Pour ce qui est des autres stations, le gouvernement devrait progressivement se désengager des activités piscicoles, et éventuellement les rétrocéder à des entrepreneurs privés.

2.4.6 Intégration des jeunes et des femmes aux activités piscicoles

Afin de sensibiliser les jeunes générations à l'activité piscicole, des travaux manuels se rapportant à ce secteur devraient être organisés dans le cadre des programmes scolaires.

Certaines écoles pratiquant l'élevage et/ou l'agriculture devraient être par ailleurs encouragées à inscrire l'aquaculture dans leurs programmes de formation. Pour ce faire, des enseignants pourraient suivre des stages de formation permanente de courte durée en aquaculture.
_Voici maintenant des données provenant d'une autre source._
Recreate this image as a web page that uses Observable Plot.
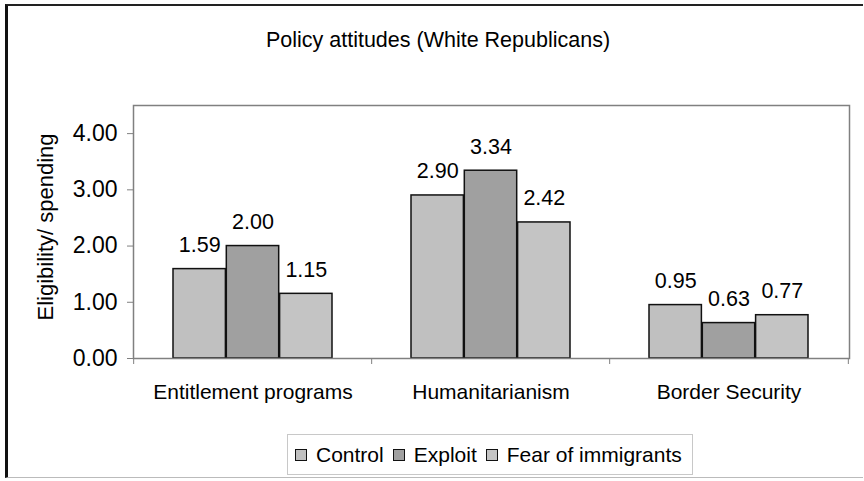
<!DOCTYPE html>
<html>
<head>
<meta charset="utf-8">
<script src="https://cdn.jsdelivr.net/npm/d3@7"></script>
<script src="https://cdn.jsdelivr.net/npm/@observablehq/plot@0.6"></script>
<style>
  html, body { margin: 0; padding: 0; background: #fff; }
  #wrap { position: relative; width: 864px; height: 481px; overflow: hidden;
          font-family: "Liberation Sans", Arial, sans-serif; color: #000; }
  #frame { position: absolute; left: 5px; top: 4px; width: 858px; height: 474px;
           border-left: 3px solid #111; border-top: 2px solid #222;
           border-bottom: 1px solid #bbb; box-sizing: border-box; pointer-events: none; }
  #title { position: absolute; left: 0; top: 0; width: 864px; height: 80px;
           text-align: center; font-size: 21.5px; line-height: 21px; padding-top: 30px;
           box-sizing: border-box; padding-left: 12px; }
  #chart { position: absolute; left: 0; top: 80px; }
  #legend { position: absolute; left: 287px; top: 434px; width: 406px; height: 41px;
            border: 1px solid #c8c8c8; box-sizing: border-box; display: flex;
            align-items: center; padding-left: 7px; font-size: 21px; }
  .item { display: flex; align-items: center; margin-right: 9px; }
  .sw { width: 10px; height: 10px; border: 1.5px solid #111; margin-right: 9px; }
  g[aria-label="y-axis tick"], g[aria-label="x-axis tick"] { stroke: #808080; }
  g[aria-label="y-axis tick label"], g[aria-label="y-axis tick label"] text,
  g[aria-label="y-axis"] text { font-size: 23px; }
  g[aria-label="x-axis tick label"], g[aria-label="x-axis tick label"] text,
  g[aria-label="x-axis"] text { font-size: 21px; }
</style>
</head>
<body>
<div id="wrap">
  <div id="title"></div>
  <div id="chart"></div>
  <div id="legend"></div>
  <div id="frame"></div>
</div>
<script>
const chartTitle = "Policy attitudes (White Republicans)";
const yLabel = "Eligibility/ spending";
const categories = ["Entitlement programs", "Humanitarianism", "Border Security"];
const series = ["Control", "Exploit", "Fear of immigrants"];
const control = [1.59, 2.90, 0.95];
const exploit = [2.00, 3.34, 0.63];
const fear = [1.15, 2.42, 0.77];
const yTicks = [0, 1, 2, 3, 4];
const colors = ["#c0c0c0", "#a0a0a0", "#c4c4c4"];

const valuesBySeries = [control, exploit, fear];
const data = categories.flatMap((c, i) =>
  series.map((s, j) => ({category: c, series: s, value: valuesBySeries[j][i], j})));

const W = 864, H = 340, ml = 133, mr = 15, mt = 25, mb = 62;
const pInner = 0.33, pOuter = 0.165;
const step = (W - ml - mr) / (categories.length - pInner + 2 * pOuter);
const bw = step * (1 - pInner);
const seg = bw / series.length;

document.getElementById("title").textContent = chartTitle;

const marks = [];
series.forEach((s, j) => {
  const sub = data.filter(d => d.j === j);
  marks.push(Plot.barY(sub, {
    x: "category", y: "value", fill: colors[j], stroke: "#111", strokeWidth: 1.5,
    insetLeft: j * seg, insetRight: (series.length - 1 - j) * seg
  }));
  marks.push(Plot.text(sub, {
    x: "category", y: "value", text: d => d3.format(".2f")(d.value),
    dx: (j - 1) * seg, dy: -24, lineAnchor: "middle", textAnchor: "middle",
    fontSize: 21.5, fill: "#000"
  }));
});
marks.push(Plot.frame({stroke: "#808080", strokeWidth: 1.5}));
marks.push(Plot.ruleX(categories, {x: d => d, y1: 0, y2: 0, dx: -step / 2, insetBottom: -6, stroke: "#808080"}));
marks.push(Plot.ruleX(categories.slice(-1), {x: d => d, y1: 0, y2: 0, dx: step / 2, insetBottom: -6, stroke: "#808080"}));
marks.push(Plot.text([yLabel], {
  text: d => d, frameAnchor: "left", dx: -88, dy: -5, rotate: -90,
  textAnchor: "middle", lineAnchor: "middle", fontSize: 22, fill: "#000"
}));

const plot = Plot.plot({
  width: W, height: H,
  marginLeft: ml, marginRight: mr, marginTop: mt, marginBottom: mb,
  style: {fontFamily: '"Liberation Sans", Arial, sans-serif', fontSize: "21px", background: "transparent", color: "#000"},
  x: {domain: categories, paddingInner: pInner, paddingOuter: pOuter, tickSize: 0, tickPadding: 26, label: null},
  y: {domain: [0, 4.5], ticks: yTicks, tickFormat: d3.format(".2f"), tickSize: 6, tickPadding: 10, label: null},
  marks
});
document.getElementById("chart").appendChild(plot);

const legend = document.getElementById("legend");
series.forEach((s, j) => {
  const it = document.createElement("div");
  it.className = "item";
  const sw = document.createElement("div");
  sw.className = "sw";
  sw.style.background = colors[j];
  const tx = document.createElement("span");
  tx.textContent = s;
  it.appendChild(sw); it.appendChild(tx);
  legend.appendChild(it);
});
</script>
</body>
</html>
Pour ce qui est de la participation des femmes aux activités aquacoles, qui compte tenu du rôle important qu'elles jouent dans le secteur de la pêche devraient être sensibilisées au premier chef, des campagnes de promotion de l'activité aquacole devraient leur être spécialement adressées. De plus, sans mentionner que près de 6 % des propriétaires d'étangs dans les provinces ouest et nord-ouest sont des femmes, des facilités devraient leur être accordées dans ces régions au même titre que les pisciculteurs témoins, compte-tenu de leurs réelles capacités de gestion.

2.4.7 Opérations de repeuplement piscicole

Si l'on considère que les actions d'empoissonnement sont de nature à compenser sur certaines pêcheries les excès d'exploitation, des stations aquacoles pourraient être encouragées à développer leurs activités d'alevinage à des fins de repeuplement. A cet égard, ces opérations de repeuplement pourraient être accompagnées de petits travaux d'infrastructures lacustres, tels que la mise en place d'acadjas ou de branchages dans les plans d'eau, après s'être assuré que cela n'interfère pas avec les activités des pêcheurs.
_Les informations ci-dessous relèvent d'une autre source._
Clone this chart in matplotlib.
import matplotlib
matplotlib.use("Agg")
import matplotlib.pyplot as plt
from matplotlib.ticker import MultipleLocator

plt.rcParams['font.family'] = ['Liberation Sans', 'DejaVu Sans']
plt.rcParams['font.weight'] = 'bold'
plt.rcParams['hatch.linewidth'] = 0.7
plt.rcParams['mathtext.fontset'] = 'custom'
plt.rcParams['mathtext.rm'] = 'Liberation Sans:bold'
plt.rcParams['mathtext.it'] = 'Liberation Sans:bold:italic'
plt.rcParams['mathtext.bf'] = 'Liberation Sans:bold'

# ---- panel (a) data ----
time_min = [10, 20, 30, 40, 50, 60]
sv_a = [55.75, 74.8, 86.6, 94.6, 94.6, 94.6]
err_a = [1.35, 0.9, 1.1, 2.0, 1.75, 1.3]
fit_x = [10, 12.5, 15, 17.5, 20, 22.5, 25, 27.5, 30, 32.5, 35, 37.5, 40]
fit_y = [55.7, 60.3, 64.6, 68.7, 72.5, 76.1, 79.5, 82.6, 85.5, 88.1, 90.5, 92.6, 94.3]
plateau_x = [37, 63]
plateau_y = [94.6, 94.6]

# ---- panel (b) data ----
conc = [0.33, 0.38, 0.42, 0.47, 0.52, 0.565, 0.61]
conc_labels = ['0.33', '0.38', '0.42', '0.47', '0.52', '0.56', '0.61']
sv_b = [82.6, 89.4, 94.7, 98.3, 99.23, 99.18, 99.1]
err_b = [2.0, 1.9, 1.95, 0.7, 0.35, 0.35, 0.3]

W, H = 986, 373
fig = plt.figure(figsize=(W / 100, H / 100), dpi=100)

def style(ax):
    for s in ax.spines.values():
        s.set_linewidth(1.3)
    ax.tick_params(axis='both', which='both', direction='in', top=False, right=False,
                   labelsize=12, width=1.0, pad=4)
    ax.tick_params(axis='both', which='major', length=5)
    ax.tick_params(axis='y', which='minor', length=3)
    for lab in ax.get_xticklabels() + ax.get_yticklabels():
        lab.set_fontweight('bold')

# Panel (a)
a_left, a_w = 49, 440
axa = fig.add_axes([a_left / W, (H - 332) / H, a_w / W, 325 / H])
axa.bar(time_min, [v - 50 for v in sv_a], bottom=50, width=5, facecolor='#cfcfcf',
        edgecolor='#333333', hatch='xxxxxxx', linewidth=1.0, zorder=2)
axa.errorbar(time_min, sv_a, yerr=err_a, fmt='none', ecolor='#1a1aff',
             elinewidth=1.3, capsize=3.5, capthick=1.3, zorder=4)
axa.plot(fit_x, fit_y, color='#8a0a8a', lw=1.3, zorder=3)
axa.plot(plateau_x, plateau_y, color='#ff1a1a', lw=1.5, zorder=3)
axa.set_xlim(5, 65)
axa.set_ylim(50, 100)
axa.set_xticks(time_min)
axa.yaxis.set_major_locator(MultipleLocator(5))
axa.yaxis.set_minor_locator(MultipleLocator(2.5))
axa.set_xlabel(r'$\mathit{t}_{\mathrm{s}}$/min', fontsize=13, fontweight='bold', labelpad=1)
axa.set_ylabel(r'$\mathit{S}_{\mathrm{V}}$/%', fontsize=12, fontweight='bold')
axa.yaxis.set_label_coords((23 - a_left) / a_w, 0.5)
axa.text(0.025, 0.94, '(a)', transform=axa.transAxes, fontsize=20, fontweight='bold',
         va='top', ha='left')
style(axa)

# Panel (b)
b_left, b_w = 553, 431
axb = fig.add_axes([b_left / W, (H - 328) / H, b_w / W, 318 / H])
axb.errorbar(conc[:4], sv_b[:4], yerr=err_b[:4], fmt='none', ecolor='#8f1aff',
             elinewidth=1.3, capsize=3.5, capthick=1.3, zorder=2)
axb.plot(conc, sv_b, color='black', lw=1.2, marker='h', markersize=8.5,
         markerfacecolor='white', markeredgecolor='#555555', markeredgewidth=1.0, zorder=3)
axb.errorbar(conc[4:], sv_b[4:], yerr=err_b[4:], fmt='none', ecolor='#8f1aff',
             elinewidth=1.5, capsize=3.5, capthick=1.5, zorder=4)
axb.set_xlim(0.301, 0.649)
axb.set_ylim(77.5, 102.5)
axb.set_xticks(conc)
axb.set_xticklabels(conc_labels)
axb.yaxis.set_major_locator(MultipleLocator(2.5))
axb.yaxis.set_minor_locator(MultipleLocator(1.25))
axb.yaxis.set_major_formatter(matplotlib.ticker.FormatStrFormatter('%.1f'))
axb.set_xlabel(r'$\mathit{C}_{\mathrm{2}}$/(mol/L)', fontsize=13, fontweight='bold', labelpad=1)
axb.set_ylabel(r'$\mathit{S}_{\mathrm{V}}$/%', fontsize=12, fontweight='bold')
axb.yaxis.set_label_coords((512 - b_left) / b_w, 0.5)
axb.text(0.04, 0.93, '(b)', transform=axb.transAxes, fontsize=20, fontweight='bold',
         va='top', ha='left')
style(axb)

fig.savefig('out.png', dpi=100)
Par ailleurs, il pourrait être envisageable à terme de développer des projets de rizi-pisciculture, ainsi que cela a été fait avec succès sur la retenue de Lagdo dans le cadre d'un projet financé par les Pays-Bas. Les projets de riziculture intensive tels que ceux de SEMRY, UNVDA, ou SODERIM, pourraient être directement associés à leur conception et à leur réalisation.